Leo con espanto un artículo de
Bolsamanía del 28 de marzo en que “Holanda dice que Italia y España admiten a
personas demasiado viejas en las UCIs”. Según el artículo, esa afirmación
procede de Fruts Rosendaal, jefe de epidemiología clínica del Centro Médico de
la Universidad de Leyden.
Creí que los médicos, mediante
el juramento hipocrático, eran los encargados de defender la salud y la vida.
Me quedo de piedra. Alguien puede pensarlo pero, desde luego, jamás
manifestarlo para mayor gloria del autor, como si con ello estuviera ofreciendo
una solución obvia para unos ignorantes como esos católicos (o papistas, como
gustan de denominarles despectivamente) del sur que sólo son capaces de
acumular deuda por su imprevisión y su gusto por la vagancia.
Del mismo país procede otra
perla de otro ser infame como el ministro holandés de Finanzas Wopke Hoekstra,
que pidió que Bruselas “investigue a España e Italia por no tener margen
presupuestario para afrontar esta crisis pese al crecimiento reciente de la
Unión Europea”. Como dice mi amigo Raúl, en esta crisis está quedando claro la
cantidad de desalmados que hay repartidos por el mundo. Comparto plenamente ese
pensamiento aunque el término indeseable es demasiado suave para un ser tan abyecto
y asqueroso.
La primera desgracia ha llegado
a la familia. Mi prima Mari Rosi falleció ayer domingo mientras la trasladaban
en una ambulancia a un hospital. La acompañaba mi tía María Rosa, también
enferma. No sabemos de qué ha muerto, qué padece mi tía, octogenaria, si
sobrevivirá o tendrá que disputarse los cuidados médicos con alguien más joven,
más fuerte, con más posibilidades de supervivencia. El señor Rosendaal la
hubiera dejado morir y la señora Lagarde lo vería como un alivio en la caja de
las pensiones. Hoekstra sería tan canalla e insensible que no tendría piedad de
ella. Menos mal que en España aún quedan personas, seres con corazón, héroes
que van a luchar por su vida.
A mi amigo Raúl le gustaría
saber qué harían estos monstruos si los afectados fueron sus padres. Quizá los
hayan preservado del contagio con sus influencias, su dinero y su poder.

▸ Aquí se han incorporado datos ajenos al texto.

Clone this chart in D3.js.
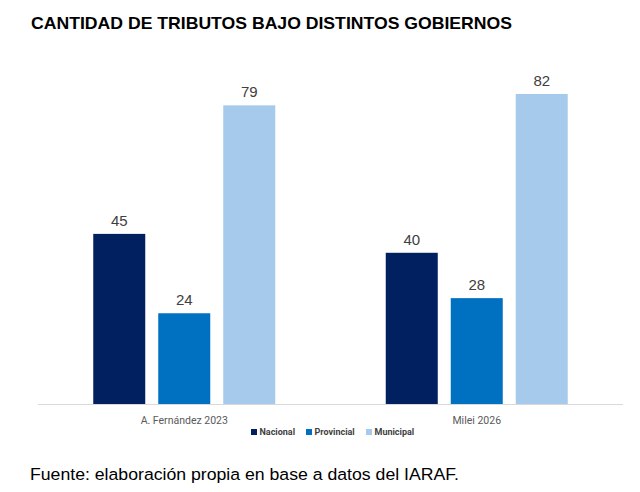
<!DOCTYPE html>
<html>
<head>
<meta charset="utf-8">
<script src="https://cdn.jsdelivr.net/npm/d3@7"></script>
<style>
  body { margin: 0; background: #fff; }
  svg { display: block; }
</style>
</head>
<body>
<script>
// data
let gobiernos = ["A. Fernández 2023", "Milei 2026"]
let niveles = ["Nacional", "Provincial", "Municipal"]
let nacional = [45, 40]
let provincial = [24, 28]
let municipal = [79, 82]

let colores = ["#002060", "#0070C0", "#A6CAEC"]

let width = 640
let height = 492
let baseY = 404
let margin = {left: 38, right: 17}

let filas = gobiernos.map((g, i) => ({
  gobierno: g,
  valores: [nacional[i], provincial[i], municipal[i]]
}))

let svg = d3.select("body").append("svg")
  .attr("width", width)
  .attr("height", height)

svg.append("text")
  .attr("x", 31)
  .attr("y", 29)
  .attr("font-family", "Liberation Sans, Arial, sans-serif")
  .attr("font-weight", "bold")
  .attr("font-size", 17)
  .attr("textLength", 481)
  .attr("lengthAdjust", "spacingAndGlyphs")
  .attr("fill", "#000")
  .text("CANTIDAD DE TRIBUTOS BAJO DISTINTOS GOBIERNOS")

let x0 = d3.scaleBand()
  .domain(gobiernos)
  .range([margin.left, width - margin.right])

let half = x0.bandwidth() / 2
let x1 = d3.scaleBand()
  .domain(niveles)
  .range([half - 91, half + 91])
  .paddingInner(0.2)

let y = d3.scaleLinear()
  .domain([0, 82])
  .range([baseY, baseY - 310])

// axis line
svg.append("line")
  .attr("x1", margin.left)
  .attr("x2", width - margin.right)
  .attr("y1", baseY + 0.5)
  .attr("y2", baseY + 0.5)
  .attr("stroke", "#d9d9d9")
  .attr("stroke-width", 1)

let grupos = svg.selectAll("g.grupo")
  .data(filas)
  .enter().append("g")
    .attr("class", "grupo")
    .attr("transform", d => "translate(" + x0(d.gobierno) + ",0)")

let barras = grupos.selectAll("g.barra")
  .data(d => d.valores.map((v, j) => ({nivel: niveles[j], valor: v, j: j})))
  .enter().append("g")
    .attr("class", "barra")

barras.append("rect")
  .attr("x", d => x1(d.nivel))
  .attr("y", d => y(d.valor))
  .attr("width", x1.bandwidth())
  .attr("height", d => baseY - y(d.valor))
  .attr("fill", d => colores[d.j])

barras.append("text")
  .attr("x", d => x1(d.nivel) + x1.bandwidth() / 2)
  .attr("y", d => y(d.valor) - 8)
  .attr("text-anchor", "middle")
  .attr("font-family", "Liberation Sans, Arial, sans-serif")
  .attr("font-size", 15)
  .attr("fill", "#404040")
  .text(d => d.valor)

// category labels
let xAxis = d3.axisBottom(x0).tickSize(0).tickPadding(0)
let ejeX = svg.append("g")
  .attr("transform", "translate(0," + (baseY + 20) + ")")
  .call(xAxis)
ejeX.select(".domain").remove()
ejeX.selectAll("text")
  .attr("dy", 0)
  .attr("font-family", "Roboto, Liberation Sans, sans-serif")
  .attr("font-size", 10.5)
  .attr("fill", "#595959")

// legend
let legendX = [251, 306, 366]
let leyenda = svg.selectAll("g.leyenda")
  .data(niveles)
  .enter().append("g")
    .attr("class", "leyenda")
    .attr("transform", (d, i) => "translate(" + legendX[i] + ",429)")

leyenda.append("rect")
  .attr("width", 6)
  .attr("height", 6)
  .attr("fill", (d, i) => colores[i])

leyenda.append("text")
  .attr("x", 8.5)
  .attr("y", 6.3)
  .attr("font-family", "Roboto, Liberation Sans, sans-serif")
  .attr("font-weight", "bold")
  .attr("font-size", 9)
  .attr("fill", "#404040")
  .text(d => d)

svg.append("text")
  .attr("x", 30)
  .attr("y", 480)
  .attr("font-family", "Liberation Sans, Arial, sans-serif")
  .attr("font-size", 16.8)
  .attr("textLength", 429)
  .attr("lengthAdjust", "spacingAndGlyphs")
  .attr("fill", "#000")
  .text("Fuente: elaboración propia en base a datos del IARAF.")
</script>
</body>
</html>
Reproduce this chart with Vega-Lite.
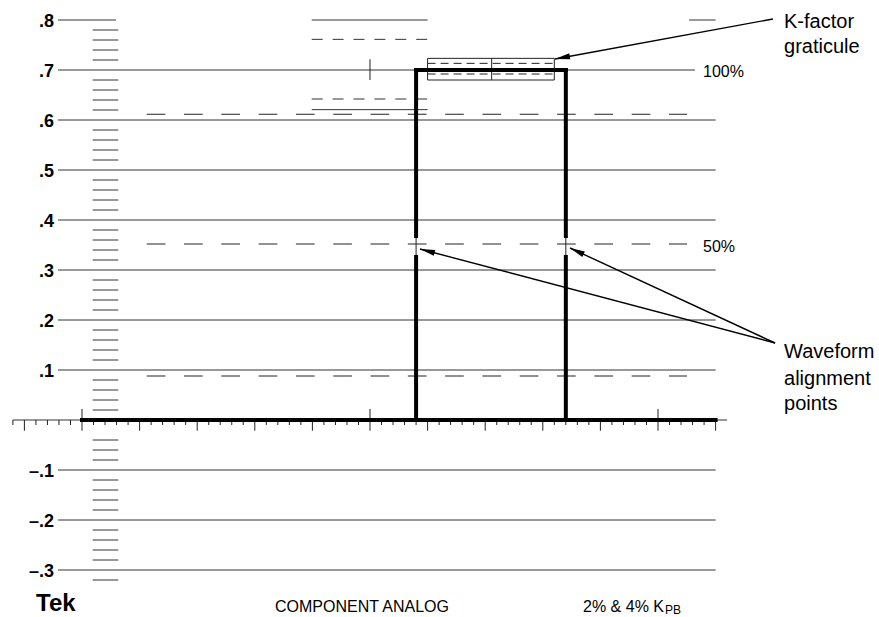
{
  "$schema": "https://vega.github.io/schema/vega-lite/v6.json",
  "width": 879,
  "height": 617,
  "padding": 0,
  "autosize": {"type": "none"},
  "background": "white",
  "config": {"view": {"stroke": null}},
  "datasets": {
    "grid": [
      {"u": -2.08, "u2": 2.95, "v": 0.8},
      {"u": 19.94, "u2": 30, "v": 0.8},
      {"u": 52.7, "u2": 55, "v": 0.8},
      {"u": -2.08, "u2": 53.2, "v": 0.7},
      {"u": -2.08, "u2": 55, "v": 0.6},
      {"u": -2.08, "u2": 55, "v": 0.5},
      {"u": -2.08, "u2": 55, "v": 0.4},
      {"u": -2.08, "u2": 55, "v": 0.3},
      {"u": -2.08, "u2": 55, "v": 0.2},
      {"u": -2.08, "u2": 55, "v": 0.1},
      {"u": -2.08, "u2": 55, "v": -0.1},
      {"u": -2.08, "u2": 55, "v": -0.2},
      {"u": -2.08, "u2": 55, "v": -0.3},
      {"u": 19.94, "u2": 30, "v": 0.6207},
      {"u": -6, "u2": 56, "v": 0}
    ],
    "scale": [
      {"u": 0.93, "u2": 3.15, "v": 0.78}, {"u": 0.93, "u2": 3.15, "v": 0.76}, {"u": 0.93, "u2": 3.15, "v": 0.74}, {"u": 0.93, "u2": 3.15, "v": 0.72},
      {"u": 0.93, "u2": 3.15, "v": 0.68}, {"u": 0.93, "u2": 3.15, "v": 0.66}, {"u": 0.93, "u2": 3.15, "v": 0.64}, {"u": 0.93, "u2": 3.15, "v": 0.62},
      {"u": 0.93, "u2": 3.15, "v": 0.58}, {"u": 0.93, "u2": 3.15, "v": 0.56}, {"u": 0.93, "u2": 3.15, "v": 0.54}, {"u": 0.93, "u2": 3.15, "v": 0.52},
      {"u": 0.93, "u2": 3.15, "v": 0.48}, {"u": 0.93, "u2": 3.15, "v": 0.46}, {"u": 0.93, "u2": 3.15, "v": 0.44}, {"u": 0.93, "u2": 3.15, "v": 0.42},
      {"u": 0.93, "u2": 3.15, "v": 0.38}, {"u": 0.93, "u2": 3.15, "v": 0.36}, {"u": 0.93, "u2": 3.15, "v": 0.34}, {"u": 0.93, "u2": 3.15, "v": 0.32},
      {"u": 0.93, "u2": 3.15, "v": 0.28}, {"u": 0.93, "u2": 3.15, "v": 0.26}, {"u": 0.93, "u2": 3.15, "v": 0.24}, {"u": 0.93, "u2": 3.15, "v": 0.22},
      {"u": 0.93, "u2": 3.15, "v": 0.18}, {"u": 0.93, "u2": 3.15, "v": 0.16}, {"u": 0.93, "u2": 3.15, "v": 0.14}, {"u": 0.93, "u2": 3.15, "v": 0.12},
      {"u": 0.93, "u2": 3.15, "v": 0.08}, {"u": 0.93, "u2": 3.15, "v": 0.06}, {"u": 0.93, "u2": 3.15, "v": 0.04}, {"u": 0.93, "u2": 3.15, "v": 0.02},
      {"u": 0.93, "u2": 3.15, "v": -0.04}, {"u": 0.93, "u2": 3.15, "v": -0.06}, {"u": 0.93, "u2": 3.15, "v": -0.08},
      {"u": 0.93, "u2": 3.15, "v": -0.12}, {"u": 0.93, "u2": 3.15, "v": -0.14}, {"u": 0.93, "u2": 3.15, "v": -0.16}, {"u": 0.93, "u2": 3.15, "v": -0.18},
      {"u": 0.93, "u2": 3.15, "v": -0.22}, {"u": 0.93, "u2": 3.15, "v": -0.24}, {"u": 0.93, "u2": 3.15, "v": -0.26}, {"u": 0.93, "u2": 3.15, "v": -0.28},
      {"u": 0.93, "u2": 3.15, "v": -0.32}
    ],
    "ticks": [
      {"u": -6, "v": 0, "v2": -0.01}, {"u": -5, "v": 0, "v2": -0.0214}, {"u": -4, "v": 0, "v2": -0.01}, {"u": -3, "v": 0, "v2": -0.01}, {"u": -2, "v": 0, "v2": -0.01}, {"u": -1, "v": 0, "v2": -0.01},
      {"u": 0, "v": 0.022, "v2": -0.0214},
      {"u": 1, "v": 0, "v2": -0.01}, {"u": 2, "v": 0, "v2": -0.01}, {"u": 3, "v": 0, "v2": -0.01}, {"u": 4, "v": 0, "v2": -0.01},
      {"u": 5, "v": 0, "v2": -0.0214},
      {"u": 6, "v": 0, "v2": -0.01}, {"u": 7, "v": 0, "v2": -0.01}, {"u": 8, "v": 0, "v2": -0.01}, {"u": 9, "v": 0, "v2": -0.01},
      {"u": 10, "v": 0, "v2": -0.0214},
      {"u": 11, "v": 0, "v2": -0.01}, {"u": 12, "v": 0, "v2": -0.01}, {"u": 13, "v": 0, "v2": -0.01}, {"u": 14, "v": 0, "v2": -0.01},
      {"u": 15, "v": 0, "v2": -0.0214},
      {"u": 16, "v": 0, "v2": -0.01}, {"u": 17, "v": 0, "v2": -0.01}, {"u": 18, "v": 0, "v2": -0.01}, {"u": 19, "v": 0, "v2": -0.01},
      {"u": 20, "v": 0, "v2": -0.0214},
      {"u": 21, "v": 0, "v2": -0.01}, {"u": 22, "v": 0, "v2": -0.01}, {"u": 23, "v": 0, "v2": -0.01}, {"u": 24, "v": 0, "v2": -0.01},
      {"u": 25, "v": 0.022, "v2": -0.0214},
      {"u": 26, "v": 0, "v2": -0.01}, {"u": 27, "v": 0, "v2": -0.01}, {"u": 28, "v": 0, "v2": -0.01}, {"u": 29, "v": 0, "v2": -0.01},
      {"u": 30, "v": 0, "v2": -0.0214},
      {"u": 31, "v": 0, "v2": -0.01}, {"u": 32, "v": 0, "v2": -0.01}, {"u": 33, "v": 0, "v2": -0.01}, {"u": 34, "v": 0, "v2": -0.01},
      {"u": 35, "v": 0, "v2": -0.0214},
      {"u": 36, "v": 0, "v2": -0.01}, {"u": 37, "v": 0, "v2": -0.01}, {"u": 38, "v": 0, "v2": -0.01}, {"u": 39, "v": 0, "v2": -0.01},
      {"u": 40, "v": 0, "v2": -0.0214},
      {"u": 41, "v": 0, "v2": -0.01}, {"u": 42, "v": 0, "v2": -0.01}, {"u": 43, "v": 0, "v2": -0.01}, {"u": 44, "v": 0, "v2": -0.01},
      {"u": 45, "v": 0, "v2": -0.0214},
      {"u": 46, "v": 0, "v2": -0.01}, {"u": 47, "v": 0, "v2": -0.01}, {"u": 48, "v": 0, "v2": -0.01}, {"u": 49, "v": 0, "v2": -0.01},
      {"u": 50, "v": 0.022, "v2": -0.0214},
      {"u": 51, "v": 0, "v2": -0.01}, {"u": 52, "v": 0, "v2": -0.01}, {"u": 53, "v": 0, "v2": -0.01}, {"u": 54, "v": 0, "v2": -0.01},
      {"u": 55, "v": 0, "v2": -0.0214},
      {"u": 25, "v": 0.68, "v2": 0.7214},
      {"u": 35.56, "v": 0.68, "v2": 0.7233},
      {"u": 29, "v": 0.33, "v2": 0.364},
      {"u": 42, "v": 0.33, "v2": 0.364}
    ],
    "longdash": [
      {"u": 5.62, "u2": 52.52, "v": 0.6115},
      {"u": 5.62, "u2": 52.52, "v": 0.352},
      {"u": 5.62, "u2": 52.52, "v": 0.088}
    ],
    "shortdash": [
      {"u": 19.94, "u2": 30, "v": 0.7613},
      {"u": 19.94, "u2": 30, "v": 0.642}
    ],
    "kdash": [
      {"u": 30, "u2": 41, "v": 0.7133},
      {"u": 30, "u2": 41, "v": 0.692}
    ],
    "kbox": [
      {"u": 30, "u2": 41, "v": 0.68, "v2": 0.7233}
    ],
    "pulse": [
      {"u": 0, "u2": 55, "v": 0, "v2": 0},
      {"u": 29, "u2": 29, "v": 0, "v2": 0.326},
      {"u": 29, "u2": 29, "v": 0.368, "v2": 0.7},
      {"u": 29, "u2": 42, "v": 0.7, "v2": 0.7},
      {"u": 42, "u2": 42, "v": 0.7, "v2": 0.368},
      {"u": 42, "u2": 42, "v": 0.326, "v2": 0}
    ],
    "arrows": [
      {"u": 59.98, "v": 0.802, "u2": 41.06, "v2": 0.722},
      {"u": 60.16, "v": 0.154, "u2": 29.34, "v2": 0.342},
      {"u": 60.16, "v": 0.154, "u2": 42.36, "v2": 0.344}
    ],
    "head1": [{"u": 41.06, "v": 0.722}],
    "head2": [{"u": 29.34, "v": 0.342}],
    "head3": [{"u": 42.36, "v": 0.344}],
    "ylabels": [
      {"u": -2.43, "v": 0.8, "t": ".8"},
      {"u": -2.43, "v": 0.7, "t": ".7"},
      {"u": -2.43, "v": 0.6, "t": ".6"},
      {"u": -2.43, "v": 0.5, "t": ".5"},
      {"u": -2.43, "v": 0.4, "t": ".4"},
      {"u": -2.43, "v": 0.3, "t": ".3"},
      {"u": -2.43, "v": 0.2, "t": ".2"},
      {"u": -2.43, "v": 0.1, "t": ".1"},
      {"u": -2.43, "v": -0.1, "t": "–.1"},
      {"u": -2.43, "v": -0.2, "t": "–.2"},
      {"u": -2.43, "v": -0.3, "t": "–.3"}
    ],
    "tek": [{"u": -3.99, "v": -0.382, "t": "Tek"}],
    "footer": [{"u": 16.75, "v": -0.384, "t": "COMPONENT ANALOG"}],
    "kpb": [{"u": 50.52, "v": -0.383, "t": "2% & 4% K"}],
    "sub": [{"u": 50.61, "v": -0.388, "t": "PB"}],
    "pct": [
      {"u": 53.91, "v": 0.6866, "t": "100%"},
      {"u": 53.91, "v": 0.337, "t": "50%"}
    ],
    "notes": [
      {"u": 60.94, "v": 0.7834, "t": "K-factor"},
      {"u": 60.94, "v": 0.734, "t": "graticule"},
      {"u": 60.94, "v": 0.1234, "t": "Waveform"},
      {"u": 60.94, "v": 0.07, "t": "alignment"},
      {"u": 60.94, "v": 0.02, "t": "points"}
    ]
  },
  "encoding": {
    "x": {"field": "u", "type": "quantitative", "scale": {"domain": [-7.118, 69.184], "nice": false, "zero": false}, "axis": null},
    "y": {"field": "v", "type": "quantitative", "scale": {"domain": [-0.394, 0.84], "nice": false, "zero": false}, "axis": null}
  },
  "layer": [
    {
      "data": {"name": "grid"},
      "mark": {"type": "rule", "color": "#333333", "strokeWidth": 1},
      "encoding": {"x2": {"field": "u2"}}
    },
    {
      "data": {"name": "scale"},
      "mark": {"type": "rule", "color": "#333333", "strokeWidth": 1},
      "encoding": {"x2": {"field": "u2"}}
    },
    {
      "data": {"name": "ticks"},
      "mark": {"type": "rule", "color": "#222222", "strokeWidth": 1},
      "encoding": {"y2": {"field": "v2"}}
    },
    {
      "data": {"name": "longdash"},
      "mark": {"type": "rule", "color": "#222222", "strokeWidth": 1, "strokeDash": [18.7, 18.6]},
      "encoding": {"x2": {"field": "u2"}}
    },
    {
      "data": {"name": "shortdash"},
      "mark": {"type": "rule", "color": "#333333", "strokeWidth": 1, "strokeDash": [11, 9.9]},
      "encoding": {"x2": {"field": "u2"}}
    },
    {
      "data": {"name": "kdash"},
      "mark": {"type": "rule", "color": "#222222", "strokeWidth": 1, "strokeDash": [8, 5]},
      "encoding": {"x2": {"field": "u2"}}
    },
    {
      "data": {"name": "kbox"},
      "mark": {"type": "rect", "fill": null, "fillOpacity": 0, "stroke": "#222222", "strokeWidth": 1},
      "encoding": {"x2": {"field": "u2"}, "y2": {"field": "v2"}}
    },
    {
      "data": {"name": "pulse"},
      "mark": {"type": "rule", "color": "black", "strokeWidth": 4, "strokeCap": "square"},
      "encoding": {"x2": {"field": "u2"}, "y2": {"field": "v2"}}
    },
    {
      "data": {"name": "arrows"},
      "mark": {"type": "rule", "color": "black", "strokeWidth": 1.4},
      "encoding": {"x2": {"field": "u2"}, "y2": {"field": "v2"}}
    },
    {
      "data": {"name": "head1"},
      "mark": {"type": "point", "shape": "M0,0L0.4,2L-0.4,2Z", "size": 225, "filled": true, "color": "black", "opacity": 1, "strokeWidth": 0, "angle": 259.6}
    },
    {
      "data": {"name": "head2"},
      "mark": {"type": "point", "shape": "M0,0L0.4,2L-0.4,2Z", "size": 225, "filled": true, "color": "black", "opacity": 1, "strokeWidth": 0, "angle": 284.8}
    },
    {
      "data": {"name": "head3"},
      "mark": {"type": "point", "shape": "M0,0L0.4,2L-0.4,2Z", "size": 225, "filled": true, "color": "black", "opacity": 1, "strokeWidth": 0, "angle": 294.9}
    },
    {
      "data": {"name": "ylabels"},
      "mark": {"type": "text", "font": "Liberation Sans", "fontWeight": "bold", "fontSize": 18, "align": "right", "baseline": "alphabetic", "dy": 7, "color": "black"},
      "encoding": {"text": {"field": "t"}}
    },
    {
      "data": {"name": "tek"},
      "mark": {"type": "text", "font": "Liberation Sans", "fontWeight": "bold", "fontSize": 24, "align": "left", "baseline": "alphabetic", "color": "black"},
      "encoding": {"text": {"field": "t"}}
    },
    {
      "data": {"name": "footer"},
      "mark": {"type": "text", "font": "Liberation Sans", "fontSize": 16, "align": "left", "baseline": "alphabetic", "color": "black"},
      "encoding": {"text": {"field": "t"}}
    },
    {
      "data": {"name": "kpb"},
      "mark": {"type": "text", "font": "Liberation Sans", "fontSize": 16, "align": "right", "baseline": "alphabetic", "color": "black"},
      "encoding": {"text": {"field": "t"}}
    },
    {
      "data": {"name": "sub"},
      "mark": {"type": "text", "font": "Liberation Sans", "fontSize": 12, "align": "left", "baseline": "alphabetic", "color": "black"},
      "encoding": {"text": {"field": "t"}}
    },
    {
      "data": {"name": "pct"},
      "mark": {"type": "text", "font": "Liberation Sans", "fontSize": 16, "align": "left", "baseline": "alphabetic", "color": "black"},
      "encoding": {"text": {"field": "t"}}
    },
    {
      "data": {"name": "notes"},
      "mark": {"type": "text", "font": "Liberation Sans", "fontSize": 20, "align": "left", "baseline": "alphabetic", "color": "black"},
      "encoding": {"text": {"field": "t"}}
    }
  ]
}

Porque, aunque ancianos, seguirán siendo sus padres, a los que quizá llame sus
seres queridos.
Al dolor por la muerte de mi
prima se une la prohibición de los velatorios, tanto en establecimientos
públicos o privados como en domicilios particulares. Estará sola en esos
momentos de tránsito. No se permiten ceremonias civiles y religiosas, lo que
implica que no se podrá dar el último adiós conforme a nuestras creencias hasta
que concluya el estado de alarma. La comitiva se restringe a tres familiares o
allegados, según la normativa vigente. No sé si se producirá una situación
parecida a la de Bérgamo, en el norte de Italia, donde los periódicos comentaban
que había lista de espera para incinerar. Caravanas de camiones militares
transportaban féretros hasta otros lugares menos colapsados.
La vida da muchas vueltas y
quizá en breve esos campeones de la eutanasia del norte de Europa se vean en
una encrucijada similar. No se lo deseo, porque aún soy un ser humano.